Belum Ada Kemajuan Perundingan untuk Perjanjian Plastik Global
NAIROBI, SATUHARAPAN.COM-Negosiasi terbaru menuju perjanjian plastik global berakhir pada hari Minggu (19/11) malam dengan ketidaksepakatan tentang bagaimana perjanjian tersebut harus berjalan dan rasa frustrasi dari kelompok lingkungan hidup atas penundaan dan kurangnya kemajuan.
Para perunding menghabiskan waktu sepekan di markas besar Program Lingkungan Hidup PBB (UNEP) di Nairobi, Kenya untuk melakukan tawar-menawar mengenai rancangan perjanjian untuk mengatasi meningkatnya masalah polusi plastik yang ditemukan di mana-mana mulai dari kedalaman laut, puncak gunung, hingga darah manusia.
Ini adalah ketiga kalinya para perunding bertemu sejak 175 negara berjanji pada awal tahun lalu untuk mempercepat perundingan dengan harapan menyelesaikan perjanjian pada tahun 2024.
Pertemuan di Nairobi seharusnya memajukan proses tersebut dengan menyempurnakan rancangan perjanjian dan memulai diskusi tentang tindakan nyata apa yang harus dilakukan untuk mengatasi polusi dari plastik, yang terbuat dari bahan bakar fosil.
Namun syarat-syarat perjanjian tersebut tidak pernah benar-benar dibahas, dan sejumlah kecil negara penghasil minyak, khususnya Iran, Arab Saudi, dan Rusia, dituduh menggunakan taktik mengulur-ulur waktu seperti yang terlihat pada perundingan sebelumnya untuk menghambat kemajuan.
Dalam pertemuan tertutup, begitu banyak proposal baru yang diajukan sehingga naskah tersebut, bukannya direvisi dan disederhanakan, malah membengkak dalam waktu sepekan, menurut para pengamat yang mengikuti pembicaraan tersebut.
Graham Forbes dari Greenpeace mengatakan pertemuan tersebut “gagal” mencapai tujuannya.

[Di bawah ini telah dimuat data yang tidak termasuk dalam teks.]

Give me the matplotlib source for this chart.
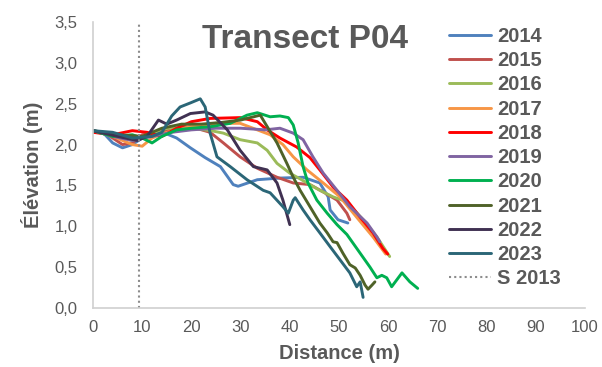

“Perjanjian yang berhasil masih dalam jangkauan, namun hal ini memerlukan tingkat kepemimpinan dan keberanian dari negara-negara besar dan ambisius yang belum pernah kita lihat sebelumnya,” katanya.
UNEP mengatakan kemajuan “substansial” telah dicapai oleh hampir 2.000 delegasi yang hadir.
Dewan Asosiasi Kimia Internasional, badan industri utama untuk bisnis petrokimia dan plastik global, mengatakan pemerintah telah memperbaiki rancangan yang “kurang memuaskan”.
“Kami (sekarang) memiliki dokumen, rancangan teks, yang lebih inklusif terhadap berbagai gagasan,” kata juru bicara Stewart Harris.
Kelompok lingkungan hidup telah lama berpendapat bahwa tanpa undang-undang yang memperlambat pertumbuhan plastik baru, perjanjian apa pun akan lemah dan tidak efektif.
Produksi plastik telah meningkat dua kali lipat dalam 20 tahun dan dengan laju saat ini, produksi plastik bisa meningkat tiga kali lipat pada tahun 2060 jika tidak ada tindakan, namun 90 persennya tidak didaur ulang.
Menjelang perundingan, sekitar 60 negara “berambisi tinggi” menyerukan perjanjian tersebut untuk menghilangkan beberapa produk plastik melalui pelarangan dan penghapusan bertahap serta menerapkan aturan untuk mengurangi produksi dan konsumsi plastik.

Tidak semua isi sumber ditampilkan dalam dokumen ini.